Stated task: Reproduce all the lines exactly as they stand, apart from the pictures.
-=-=-=-=-
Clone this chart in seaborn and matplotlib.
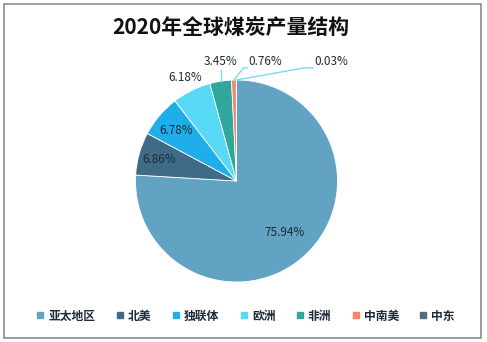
import numpy as np
import matplotlib
matplotlib.use("Agg")
import matplotlib.pyplot as plt
import seaborn as sns
from matplotlib.patches import Rectangle
from matplotlib.lines import Line2D

categories = ["亚太地区", "北美", "独联体", "欧洲", "非洲", "中南美", "中东"]
values = [75.94, 6.86, 6.78, 6.18, 3.45, 0.76, 0.03]
labels = ["75.94%", "6.86%", "6.78%", "6.18%", "3.45%", "0.76%", "0.03%"]
colors = ["#62a3c3", "#3f6b86", "#1eaeea", "#58d9f5", "#2fa79c", "#f4866a", "#4f6b7f"]
title = "2020年全球煤炭产量结构"

sns.set_theme(style="white")
plt.rcParams['font.family'] = ['Noto Sans CJK SC', 'DejaVu Sans']

W, H = 487, 342
fig = plt.figure(figsize=(W / 100, H / 100), dpi=100)
fig.patch.set_facecolor("white")

# frame
fig.add_artist(Rectangle((4 / W, 4 / H), 477 / W, 334 / H, transform=fig.transFigure,
                         fill=False, edgecolor="#8c8c8c", linewidth=1.2))

cx, cy, r = 236.5, H - 181, 101
ax = fig.add_axes([(cx - r) / W, (cy - r) / H, 2 * r / W, 2 * r / H])
palette = sns.color_palette(colors)
wedges, _ = ax.pie(values, colors=palette, startangle=90, counterclock=False,
                   wedgeprops=dict(edgecolor="white", linewidth=0.6))
ax.set_xlim(-1, 1)
ax.set_ylim(-1, 1)
ax.set_aspect("equal")
ax.axis("off")

txt_color = "#1d2b3a"
inside = {0: 0.70, 1: 0.80, 2: 0.78}
for i, w in enumerate(wedges):
    mid = np.deg2rad((w.theta1 + w.theta2) / 2)
    if i in inside:
        d = inside[i]
        ax.text(d * np.cos(mid), d * np.sin(mid), labels[i], ha="center", va="center",
                fontsize=8.5, color=txt_color)
    elif i == 3:
        d = 1.14
        ax.text(d * np.cos(mid), d * np.sin(mid), labels[i], ha="center", va="center",
                fontsize=8.5, color=txt_color)

lc = "#7fd6f2"
w = wedges[4]
mid = np.deg2rad((w.theta1 + w.theta2) / 2)
x0, y0 = np.cos(mid), np.sin(mid)
ax.plot([x0, x0], [y0, 1.10], color=lc, lw=1, clip_on=False)
ax.text(x0, 1.12, labels[4], ha="center", va="bottom", fontsize=8.5, color=txt_color)
w = wedges[5]
mid = np.deg2rad((w.theta1 + w.theta2) / 2)
x0, y0 = np.cos(mid), np.sin(mid)
ax.plot([x0, 0.07, 0.11], [y0, 1.12, 1.12], color=lc, lw=1, clip_on=False)
ax.text(0.12, 1.12, labels[5], ha="left", va="bottom", fontsize=8.5, color=txt_color)
w = wedges[6]
mid = np.deg2rad((w.theta1 + w.theta2) / 2)
x0, y0 = np.cos(mid), np.sin(mid)
ax.plot([x0, 0.67, 0.76], [y0, 1.12, 1.12], color=lc, lw=1, clip_on=False)
ax.text(0.77, 1.12, labels[6], ha="left", va="bottom", fontsize=8.5, color=txt_color)

fig.text(0.475, (H - 27) / H, title, ha="center", va="center", fontsize=15,
         fontweight="bold", color="#111111")

handles = [Line2D([0], [0], marker="s", linestyle="none", markersize=5,
                  markerfacecolor=c, markeredgecolor=c) for c in palette]
leg = fig.legend(handles, categories, loc="center", bbox_to_anchor=(0.505, 26 / H),
                 ncol=7, frameon=False, fontsize=8.5, handlelength=0.6,
                 handletextpad=0.4, columnspacing=1.75)
for t in leg.get_texts():
    t.set_fontweight("bold")
    t.set_color("#1d2b3a")

fig.savefig("out.png", dpi=100, facecolor="white")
-=-=-=-=-
Result for this task:
Clone this chart in seaborn and matplotlib.
import numpy as np
import matplotlib
matplotlib.use("Agg")
import matplotlib.pyplot as plt
import seaborn as sns
from matplotlib.patches import Rectangle
from matplotlib.lines import Line2D

categories = ["亚太地区", "北美", "独联体", "欧洲", "非洲", "中南美", "中东"]
values = [75.94, 6.86, 6.78, 6.18, 3.45, 0.76, 0.03]
labels = ["75.94%", "6.86%", "6.78%", "6.18%", "3.45%", "0.76%", "0.03%"]
colors = ["#62a3c3", "#3f6b86", "#1eaeea", "#58d9f5", "#2fa79c", "#f4866a", "#4f6b7f"]
title = "2020年全球煤炭产量结构"

sns.set_theme(style="white")
plt.rcParams['font.family'] = ['Noto Sans CJK SC', 'DejaVu Sans']

W, H = 487, 342
fig = plt.figure(figsize=(W / 100, H / 100), dpi=100)
fig.patch.set_facecolor("white")

# frame
fig.add_artist(Rectangle((4 / W, 4 / H), 477 / W, 334 / H, transform=fig.transFigure,
                         fill=False, edgecolor="#8c8c8c", linewidth=1.2))

cx, cy, r = 236.5, H - 181, 101
ax = fig.add_axes([(cx - r) / W, (cy - r) / H, 2 * r / W, 2 * r / H])
palette = sns.color_palette(colors)
wedges, _ = ax.pie(values, colors=palette, startangle=90, counterclock=False,
                   wedgeprops=dict(edgecolor="white", linewidth=0.6))
ax.set_xlim(-1, 1)
ax.set_ylim(-1, 1)
ax.set_aspect("equal")
ax.axis("off")

txt_color = "#1d2b3a"
inside = {0: 0.70, 1: 0.80, 2: 0.78}
for i, w in enumerate(wedges):
    mid = np.deg2rad((w.theta1 + w.theta2) / 2)
    if i in inside:
        d = inside[i]
        ax.text(d * np.cos(mid), d * np.sin(mid), labels[i], ha="center", va="center",
                fontsize=8.5, color=txt_color)
    elif i == 3:
        d = 1.14
        ax.text(d * np.cos(mid), d * np.sin(mid), labels[i], ha="center", va="center",
                fontsize=8.5, color=txt_color)

lc = "#7fd6f2"
w = wedges[4]
mid = np.deg2rad((w.theta1 + w.theta2) / 2)
x0, y0 = np.cos(mid), np.sin(mid)
ax.plot([x0, x0], [y0, 1.10], color=lc, lw=1, clip_on=False)
ax.text(x0, 1.12, labels[4], ha="center", va="bottom", fontsize=8.5, color=txt_color)
w = wedges[5]
mid = np.deg2rad((w.theta1 + w.theta2) / 2)
x0, y0 = np.cos(mid), np.sin(mid)
ax.plot([x0, 0.07, 0.11], [y0, 1.12, 1.12], color=lc, lw=1, clip_on=False)
ax.text(0.12, 1.12, labels[5], ha="left", va="bottom", fontsize=8.5, color=txt_color)
w = wedges[6]
mid = np.deg2rad((w.theta1 + w.theta2) / 2)
x0, y0 = np.cos(mid), np.sin(mid)
ax.plot([x0, 0.67, 0.76], [y0, 1.12, 1.12], color=lc, lw=1, clip_on=False)
ax.text(0.77, 1.12, labels[6], ha="left", va="bottom", fontsize=8.5, color=txt_color)

fig.text(0.475, (H - 27) / H, title, ha="center", va="center", fontsize=15,
         fontweight="bold", color="#111111")

handles = [Line2D([0], [0], marker="s", linestyle="none", markersize=5,
                  markerfacecolor=c, markeredgecolor=c) for c in palette]
leg = fig.legend(handles, categories, loc="center", bbox_to_anchor=(0.505, 26 / H),
                 ncol=7, frameon=False, fontsize=8.5, handlelength=0.6,
                 handletextpad=0.4, columnspacing=1.75)
for t in leg.get_texts():
    t.set_fontweight("bold")
    t.set_color("#1d2b3a")

fig.savefig("out.png", dpi=100, facecolor="white")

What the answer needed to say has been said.